Joy Marie Prior; February 11, 2010; Sociology 112H; Section 04; Question number 1
When I first started thinking about what has changed social inequality throughout the ages I was thinking that skill level is one of the determining factors of social inequality. For example a hunter gather society values hunters, farming societies value farmers, industrial societies value industrial worker, and the postindustrial generation values (I think) professionals. Would providing everyone with a the right marketable skill or talent close the social gap. What really got my brain thinking in this chapter was on page 73 when the author mentions Hobbes and how “he believed that civilization was “nasty, brutish, and short.” This has often described our carton image of the “caveman,” who himself is nasty, brutish and short, and lives just such a life.” I like to think a more highly of the “caveman” age, and I imagine them working together, hunting together, and cooking together.
There were skills specific to that society that created social status, such as being a talented hunter would give you more voice. I was thinking about talents and inequality while I read chapter 3, because I am not sure if our talents can really make us all equal. There is obviously inequality around the world just in the few examples the author mentions: his own German ancestors, racial differences, language, and so on. I was mainly thinking about inequality in talents though. Particularly how different talents and skills have determined the upper class throughout the ages.

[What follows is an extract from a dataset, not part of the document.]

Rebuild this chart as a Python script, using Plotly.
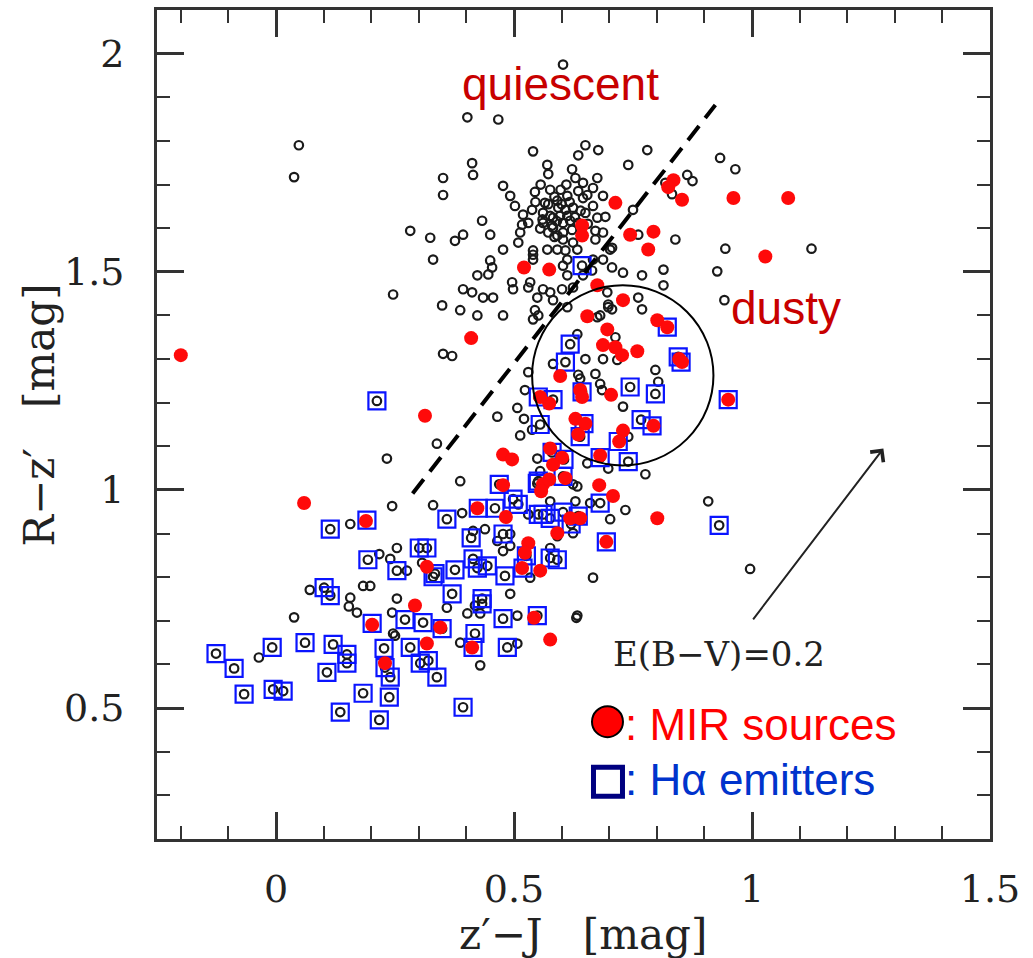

One of the passages that stuck out to me in the book Worlds Apart Social Inequalities in a Global Economy on page 62 “You may also know people who “have it made” and wonder how they got to where they are. If you ask them, most will decline to claim special talents or brilliance; instead, they’re likely to say something about diligence and hard work.” Could it be possible that some people naturally have the talents diligence and hard worker? The idea that such things can be talents lead me back to the nature versus nurture debate, and if we are born hard workers or learn to be hard workers. If we could learn to be hardworking and hard work is the only talent that gets people to the top of society then wouldn’t everyone who is hardworking be successful
I was really concentrating on Hobbes while I read about how in our postindustrial economy talents like hard work and diligence really come in handy. I guess when is there a time in history when those talents not come in handy? So if hard work and diligence are appear throughout history why is it that I someone is hardworking, and diligent they don’t always make it. I think that simply giving people needed skills and talents for that society are not enough to cause equality. In my last class we discussed how in historical Japan the farmers were just under the highest class. It went Samurai, farmers, and then the artisans and merchants. This was because the people recognized that without the farmer there would be no food, and so they were put into an honored part of society. All the same the farmers lived under a crushing taxation and did not have much political influence. Although farmers were considered a level of honor in society there was a prevalent amount of social inequality.
Would providing everyone with the right marketable skill or talent close the create inequality. I don’t think so, because just as the skills and talents like hunting are not the needed skills today, and the needed skills for today are continually changing. I believe that one of the determining of inequality is that people who possess the needed skills for that society advance only as long as that is the modern skill needed. I don’t think that this is a new idea, but I believe it more and more.